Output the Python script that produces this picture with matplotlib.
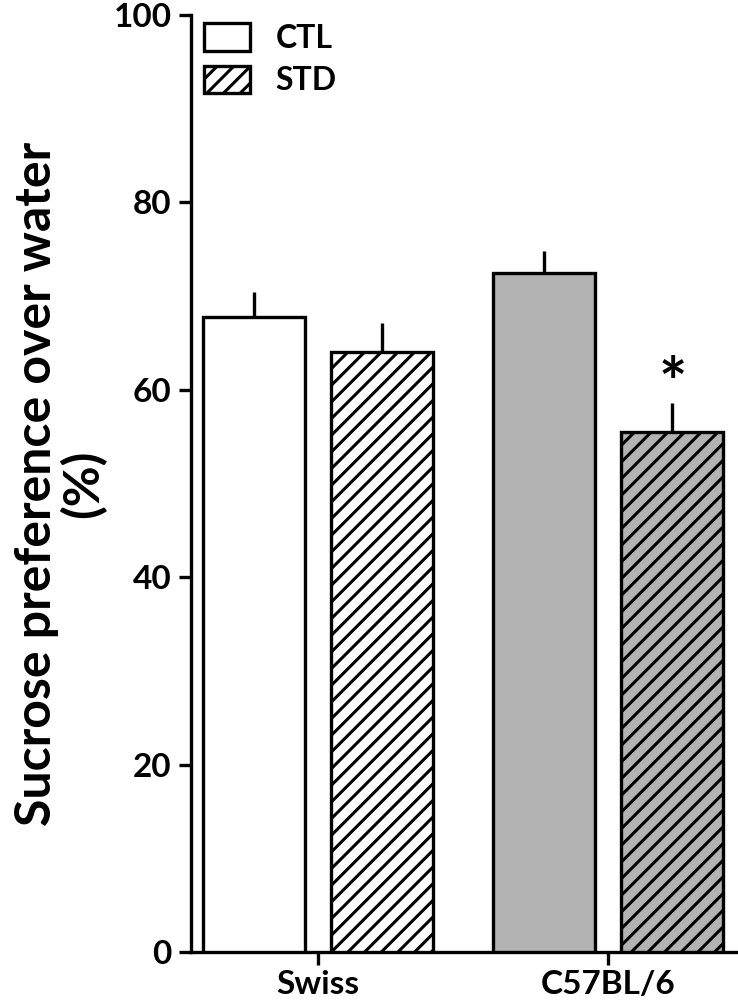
import numpy as np
import matplotlib.pyplot as plt
from matplotlib.patches import Patch

# data
strains = ["Swiss", "C57BL/6"]
ctl = [67.8, 72.5]
ctl_err = [2.6, 2.3]
std = [64.0, 55.5]
std_err = [3.1, 3.1]
ctl_colors = ["white", "#b3b3b3"]
std_colors = ["white", "#b3b3b3"]
yticks = [0, 20, 40, 60, 80, 100]

plt.rcParams['font.family'] = ['Lato', 'DejaVu Sans']
plt.rcParams['font.weight'] = 'bold'
plt.rcParams['hatch.linewidth'] = 2.2

fig = plt.figure(figsize=(7.38, 10.06), dpi=100)
ax = fig.add_axes([0.2588, 0.0537, 0.7412, 0.9314])

x = np.arange(len(strains))
w = 0.352
off = 0.2216
lw = 2.4

ax.bar(x - off, ctl, w, color=ctl_colors, edgecolor='black', linewidth=lw, zorder=3)
ax.bar(x + off, std, w, color=std_colors, edgecolor='black', linewidth=lw, hatch='//', zorder=3)
ax.errorbar(x - off, ctl, yerr=[np.zeros(2), ctl_err], fmt='none', ecolor='black',
            elinewidth=lw, capsize=0, zorder=2)
ax.errorbar(x + off, std, yerr=[np.zeros(2), std_err], fmt='none', ecolor='black',
            elinewidth=lw, capsize=0, zorder=2)

# significance marker
ax.text(x[1] + off, std[1] + std_err[1] - 1.6, '*', ha='center', va='bottom',
        fontsize=48, fontweight='bold')

ax.set_ylim(0, 100)
ax.set_xlim(-0.438, 1.448)
ax.set_yticks(yticks)
ax.set_xticks(x)
ax.set_xticklabels(strains)
ax.tick_params(axis='both', width=lw, length=9, labelsize=24, direction='out')
ax.tick_params(axis='y', pad=5)
ax.tick_params(axis='x', pad=4)
for s in ['top', 'right']:
    ax.spines[s].set_visible(False)
for s in ['left', 'bottom']:
    ax.spines[s].set_linewidth(lw)

ax.set_ylabel('Sucrose preference over water\n(%)', fontsize=36, fontweight='bold',
              labelpad=5, linespacing=1.0)

handles = [Patch(facecolor='white', edgecolor='black', linewidth=lw, label='CTL'),
           Patch(facecolor='white', edgecolor='black', linewidth=lw, hatch='//', label='STD')]
ax.legend(handles=handles, loc='upper left', bbox_to_anchor=(0.0, 1.005), frameon=False,
          fontsize=23, handlelength=1.45, handleheight=0.95, handletextpad=0.8,
          labelspacing=0.4, borderaxespad=0.2, borderpad=0.2)

fig.savefig('out.png', dpi=100)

What the task asks:
Copy the data character for character, but drop all pictures from the copy.

Finished exercise:
Output the Python script that produces this picture with matplotlib.
import numpy as np
import matplotlib.pyplot as plt
from matplotlib.patches import Patch

# data
strains = ["Swiss", "C57BL/6"]
ctl = [67.8, 72.5]
ctl_err = [2.6, 2.3]
std = [64.0, 55.5]
std_err = [3.1, 3.1]
ctl_colors = ["white", "#b3b3b3"]
std_colors = ["white", "#b3b3b3"]
yticks = [0, 20, 40, 60, 80, 100]

plt.rcParams['font.family'] = ['Lato', 'DejaVu Sans']
plt.rcParams['font.weight'] = 'bold'
plt.rcParams['hatch.linewidth'] = 2.2

fig = plt.figure(figsize=(7.38, 10.06), dpi=100)
ax = fig.add_axes([0.2588, 0.0537, 0.7412, 0.9314])

x = np.arange(len(strains))
w = 0.352
off = 0.2216
lw = 2.4

ax.bar(x - off, ctl, w, color=ctl_colors, edgecolor='black', linewidth=lw, zorder=3)
ax.bar(x + off, std, w, color=std_colors, edgecolor='black', linewidth=lw, hatch='//', zorder=3)
ax.errorbar(x - off, ctl, yerr=[np.zeros(2), ctl_err], fmt='none', ecolor='black',
            elinewidth=lw, capsize=0, zorder=2)
ax.errorbar(x + off, std, yerr=[np.zeros(2), std_err], fmt='none', ecolor='black',
            elinewidth=lw, capsize=0, zorder=2)

# significance marker
ax.text(x[1] + off, std[1] + std_err[1] - 1.6, '*', ha='center', va='bottom',
        fontsize=48, fontweight='bold')

ax.set_ylim(0, 100)
ax.set_xlim(-0.438, 1.448)
ax.set_yticks(yticks)
ax.set_xticks(x)
ax.set_xticklabels(strains)
ax.tick_params(axis='both', width=lw, length=9, labelsize=24, direction='out')
ax.tick_params(axis='y', pad=5)
ax.tick_params(axis='x', pad=4)
for s in ['top', 'right']:
    ax.spines[s].set_visible(False)
for s in ['left', 'bottom']:
    ax.spines[s].set_linewidth(lw)

ax.set_ylabel('Sucrose preference over water\n(%)', fontsize=36, fontweight='bold',
              labelpad=5, linespacing=1.0)

handles = [Patch(facecolor='white', edgecolor='black', linewidth=lw, label='CTL'),
           Patch(facecolor='white', edgecolor='black', linewidth=lw, hatch='//', label='STD')]
ax.legend(handles=handles, loc='upper left', bbox_to_anchor=(0.0, 1.005), frameon=False,
          fontsize=23, handlelength=1.45, handleheight=0.95, handletextpad=0.8,
          labelspacing=0.4, borderaxespad=0.2, borderpad=0.2)

fig.savefig('out.png', dpi=100)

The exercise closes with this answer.